* [Job]: Set down the data below from its first line to the line holding "3.2e-19, 2.0e-19, 1.07e-19]", inclusive; omit all pictures.

* [Stored data]:
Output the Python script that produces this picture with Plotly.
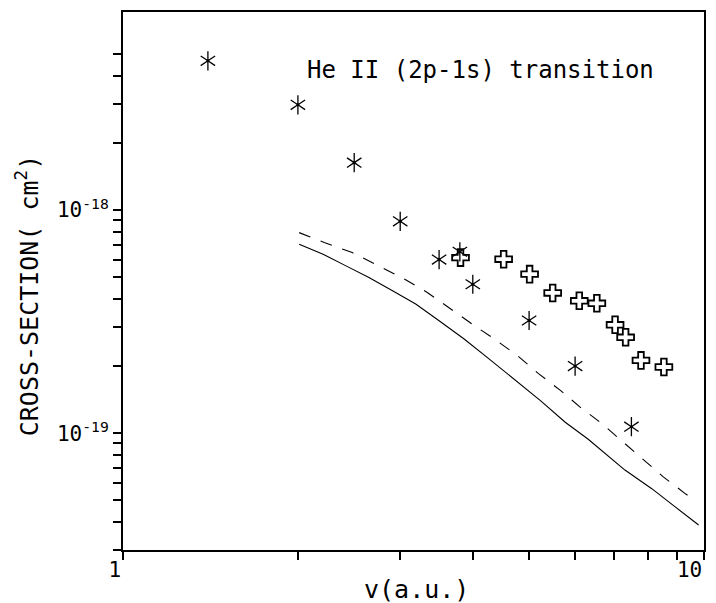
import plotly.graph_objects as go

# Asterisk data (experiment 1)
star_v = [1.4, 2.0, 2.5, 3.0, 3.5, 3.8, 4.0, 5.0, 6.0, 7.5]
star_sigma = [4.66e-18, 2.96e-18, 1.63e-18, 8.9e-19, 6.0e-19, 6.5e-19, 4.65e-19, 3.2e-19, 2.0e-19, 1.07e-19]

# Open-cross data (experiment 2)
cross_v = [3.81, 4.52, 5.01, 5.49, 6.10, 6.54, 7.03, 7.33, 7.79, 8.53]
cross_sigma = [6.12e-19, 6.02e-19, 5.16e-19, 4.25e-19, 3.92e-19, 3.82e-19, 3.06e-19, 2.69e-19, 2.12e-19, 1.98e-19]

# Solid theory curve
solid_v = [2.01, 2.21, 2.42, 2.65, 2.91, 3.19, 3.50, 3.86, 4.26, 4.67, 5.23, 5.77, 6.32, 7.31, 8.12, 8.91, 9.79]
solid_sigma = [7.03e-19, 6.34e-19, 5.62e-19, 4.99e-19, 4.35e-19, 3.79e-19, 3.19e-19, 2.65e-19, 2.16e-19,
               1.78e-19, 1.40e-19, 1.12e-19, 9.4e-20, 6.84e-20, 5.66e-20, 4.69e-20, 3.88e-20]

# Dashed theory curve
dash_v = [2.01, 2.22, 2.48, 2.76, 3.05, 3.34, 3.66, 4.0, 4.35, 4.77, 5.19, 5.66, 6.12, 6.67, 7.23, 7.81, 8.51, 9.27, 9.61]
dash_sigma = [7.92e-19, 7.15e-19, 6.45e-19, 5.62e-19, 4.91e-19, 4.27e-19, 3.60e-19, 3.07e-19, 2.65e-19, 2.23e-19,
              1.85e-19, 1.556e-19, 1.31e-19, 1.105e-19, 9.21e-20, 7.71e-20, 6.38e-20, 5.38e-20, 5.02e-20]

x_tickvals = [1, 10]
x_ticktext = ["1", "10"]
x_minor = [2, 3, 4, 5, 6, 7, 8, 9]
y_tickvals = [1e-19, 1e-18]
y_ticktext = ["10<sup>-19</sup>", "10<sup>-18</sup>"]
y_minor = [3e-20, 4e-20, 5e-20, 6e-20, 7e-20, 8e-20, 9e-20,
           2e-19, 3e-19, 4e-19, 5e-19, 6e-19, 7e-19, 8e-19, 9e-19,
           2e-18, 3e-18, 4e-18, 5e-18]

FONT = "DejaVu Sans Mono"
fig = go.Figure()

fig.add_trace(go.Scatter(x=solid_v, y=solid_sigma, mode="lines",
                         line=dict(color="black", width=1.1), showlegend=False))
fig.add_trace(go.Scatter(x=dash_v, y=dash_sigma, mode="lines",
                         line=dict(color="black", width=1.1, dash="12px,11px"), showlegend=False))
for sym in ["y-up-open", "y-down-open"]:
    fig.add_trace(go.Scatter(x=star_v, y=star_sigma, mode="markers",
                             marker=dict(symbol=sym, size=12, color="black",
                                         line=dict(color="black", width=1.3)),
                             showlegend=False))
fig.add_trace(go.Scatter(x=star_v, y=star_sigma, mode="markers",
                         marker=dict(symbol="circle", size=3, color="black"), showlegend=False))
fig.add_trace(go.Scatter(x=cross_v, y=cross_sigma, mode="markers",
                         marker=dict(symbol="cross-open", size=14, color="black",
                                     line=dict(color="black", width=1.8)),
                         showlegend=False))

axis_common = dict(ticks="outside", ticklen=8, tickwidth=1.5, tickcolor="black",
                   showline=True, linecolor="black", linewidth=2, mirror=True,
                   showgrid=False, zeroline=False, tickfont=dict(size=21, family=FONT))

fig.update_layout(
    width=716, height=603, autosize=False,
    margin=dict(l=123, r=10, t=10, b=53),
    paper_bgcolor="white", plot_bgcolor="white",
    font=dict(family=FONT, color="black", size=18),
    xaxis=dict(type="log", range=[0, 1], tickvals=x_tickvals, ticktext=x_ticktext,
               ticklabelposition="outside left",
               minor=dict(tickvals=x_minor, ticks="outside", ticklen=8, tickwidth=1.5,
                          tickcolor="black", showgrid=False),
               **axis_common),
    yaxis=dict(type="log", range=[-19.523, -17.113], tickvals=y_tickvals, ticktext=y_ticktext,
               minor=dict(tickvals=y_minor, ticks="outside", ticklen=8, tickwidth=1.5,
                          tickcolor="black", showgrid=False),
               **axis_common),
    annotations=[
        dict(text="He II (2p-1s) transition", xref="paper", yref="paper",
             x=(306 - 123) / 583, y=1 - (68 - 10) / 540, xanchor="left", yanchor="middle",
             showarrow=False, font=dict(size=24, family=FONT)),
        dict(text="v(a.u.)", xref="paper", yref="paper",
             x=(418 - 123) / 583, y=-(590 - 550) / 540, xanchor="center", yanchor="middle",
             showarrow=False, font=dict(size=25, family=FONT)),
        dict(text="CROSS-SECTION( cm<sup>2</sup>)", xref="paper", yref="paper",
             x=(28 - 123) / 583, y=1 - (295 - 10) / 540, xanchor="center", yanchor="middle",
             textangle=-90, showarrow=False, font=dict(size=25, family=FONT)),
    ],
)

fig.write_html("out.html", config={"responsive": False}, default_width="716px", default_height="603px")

* [Exercise output]:
Output the Python script that produces this picture with Plotly.
import plotly.graph_objects as go

# Asterisk data (experiment 1)
star_v = [1.4, 2.0, 2.5, 3.0, 3.5, 3.8, 4.0, 5.0, 6.0, 7.5]
star_sigma = [4.66e-18, 2.96e-18, 1.63e-18, 8.9e-19, 6.0e-19, 6.5e-19, 4.65e-19, 3.2e-19, 2.0e-19, 1.07e-19]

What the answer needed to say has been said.